===== Information supplied =====
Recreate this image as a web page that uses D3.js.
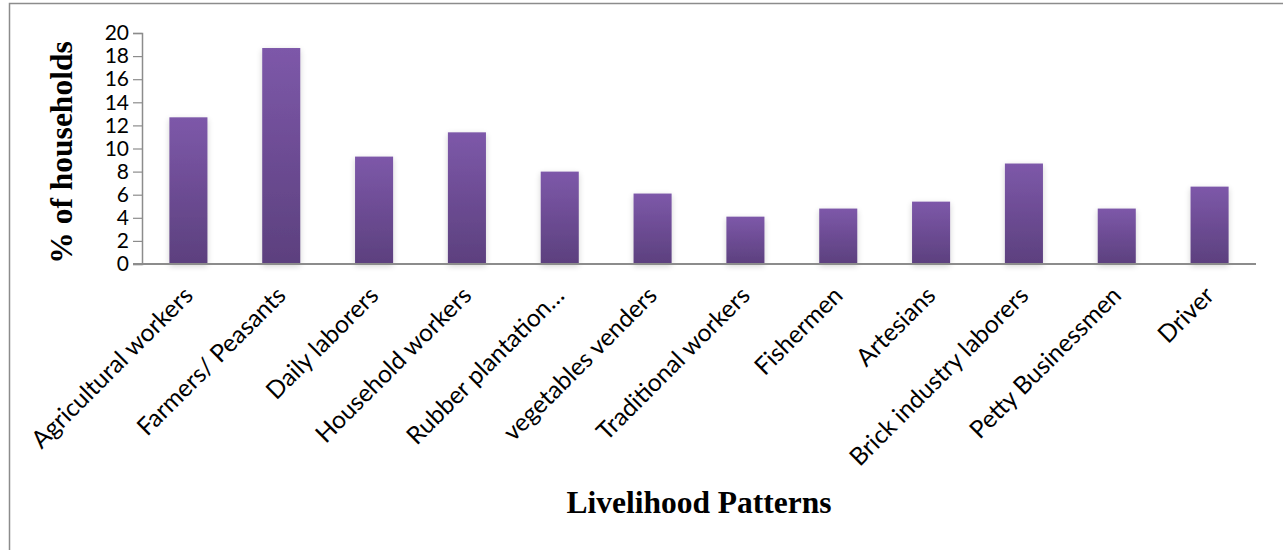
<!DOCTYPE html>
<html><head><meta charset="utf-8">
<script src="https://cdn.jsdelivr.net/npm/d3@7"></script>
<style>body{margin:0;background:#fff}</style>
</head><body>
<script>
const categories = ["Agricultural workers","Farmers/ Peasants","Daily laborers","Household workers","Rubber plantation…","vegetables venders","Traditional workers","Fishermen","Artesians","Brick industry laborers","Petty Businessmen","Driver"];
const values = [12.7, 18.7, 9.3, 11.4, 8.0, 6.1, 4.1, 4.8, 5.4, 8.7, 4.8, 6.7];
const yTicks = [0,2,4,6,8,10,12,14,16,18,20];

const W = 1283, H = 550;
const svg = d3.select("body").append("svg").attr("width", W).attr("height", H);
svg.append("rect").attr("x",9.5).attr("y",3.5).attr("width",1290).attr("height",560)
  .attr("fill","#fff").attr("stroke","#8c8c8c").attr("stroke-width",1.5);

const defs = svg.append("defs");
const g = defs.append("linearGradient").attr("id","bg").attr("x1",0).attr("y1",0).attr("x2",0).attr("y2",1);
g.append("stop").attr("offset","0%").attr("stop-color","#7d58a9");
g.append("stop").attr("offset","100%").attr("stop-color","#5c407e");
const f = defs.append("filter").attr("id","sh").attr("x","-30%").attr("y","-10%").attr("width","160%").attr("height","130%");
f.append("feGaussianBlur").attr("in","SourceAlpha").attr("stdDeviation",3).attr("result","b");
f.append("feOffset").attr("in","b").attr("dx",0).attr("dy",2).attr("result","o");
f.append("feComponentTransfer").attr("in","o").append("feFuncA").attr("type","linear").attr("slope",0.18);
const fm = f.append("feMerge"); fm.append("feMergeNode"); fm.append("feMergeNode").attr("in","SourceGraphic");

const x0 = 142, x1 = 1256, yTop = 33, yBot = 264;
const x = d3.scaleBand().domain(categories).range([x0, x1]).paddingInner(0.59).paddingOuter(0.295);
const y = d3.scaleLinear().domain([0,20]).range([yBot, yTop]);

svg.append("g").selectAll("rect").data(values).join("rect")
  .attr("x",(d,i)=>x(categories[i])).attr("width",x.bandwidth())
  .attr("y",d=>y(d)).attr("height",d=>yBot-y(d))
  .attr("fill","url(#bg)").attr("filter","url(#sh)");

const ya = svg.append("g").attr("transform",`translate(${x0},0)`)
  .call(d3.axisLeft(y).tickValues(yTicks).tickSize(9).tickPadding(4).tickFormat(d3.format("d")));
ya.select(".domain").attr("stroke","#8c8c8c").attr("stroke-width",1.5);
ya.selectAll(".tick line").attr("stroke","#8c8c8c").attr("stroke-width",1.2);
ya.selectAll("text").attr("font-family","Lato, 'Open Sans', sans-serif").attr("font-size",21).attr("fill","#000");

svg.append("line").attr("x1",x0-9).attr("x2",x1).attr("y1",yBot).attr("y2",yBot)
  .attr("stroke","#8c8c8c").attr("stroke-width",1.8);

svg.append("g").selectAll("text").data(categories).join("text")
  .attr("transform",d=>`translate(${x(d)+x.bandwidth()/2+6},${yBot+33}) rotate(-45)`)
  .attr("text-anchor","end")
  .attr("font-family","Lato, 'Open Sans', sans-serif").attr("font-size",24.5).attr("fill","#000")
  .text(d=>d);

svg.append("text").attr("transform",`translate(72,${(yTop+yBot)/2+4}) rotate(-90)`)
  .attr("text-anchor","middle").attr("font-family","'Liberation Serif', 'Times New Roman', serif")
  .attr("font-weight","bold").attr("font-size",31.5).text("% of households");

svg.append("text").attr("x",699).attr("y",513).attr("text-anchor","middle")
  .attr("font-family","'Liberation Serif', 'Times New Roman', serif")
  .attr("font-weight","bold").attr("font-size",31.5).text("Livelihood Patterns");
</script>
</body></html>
=====
Only lines belong in the copy: transcribe those from the start of the data through the line that contains "const yTicks = [0,2,4,6,8,10,12,14,16,18,20];", and skip the pictures.

• [Written answer]:
Recreate this image as a web page that uses D3.js.
<!DOCTYPE html>
<html><head><meta charset="utf-8">
<script src="https://cdn.jsdelivr.net/npm/d3@7"></script>
<style>body{margin:0;background:#fff}</style>
</head><body>
<script>
const categories = ["Agricultural workers","Farmers/ Peasants","Daily laborers","Household workers","Rubber plantation…","vegetables venders","Traditional workers","Fishermen","Artesians","Brick industry laborers","Petty Businessmen","Driver"];
const values = [12.7, 18.7, 9.3, 11.4, 8.0, 6.1, 4.1, 4.8, 5.4, 8.7, 4.8, 6.7];
const yTicks = [0,2,4,6,8,10,12,14,16,18,20];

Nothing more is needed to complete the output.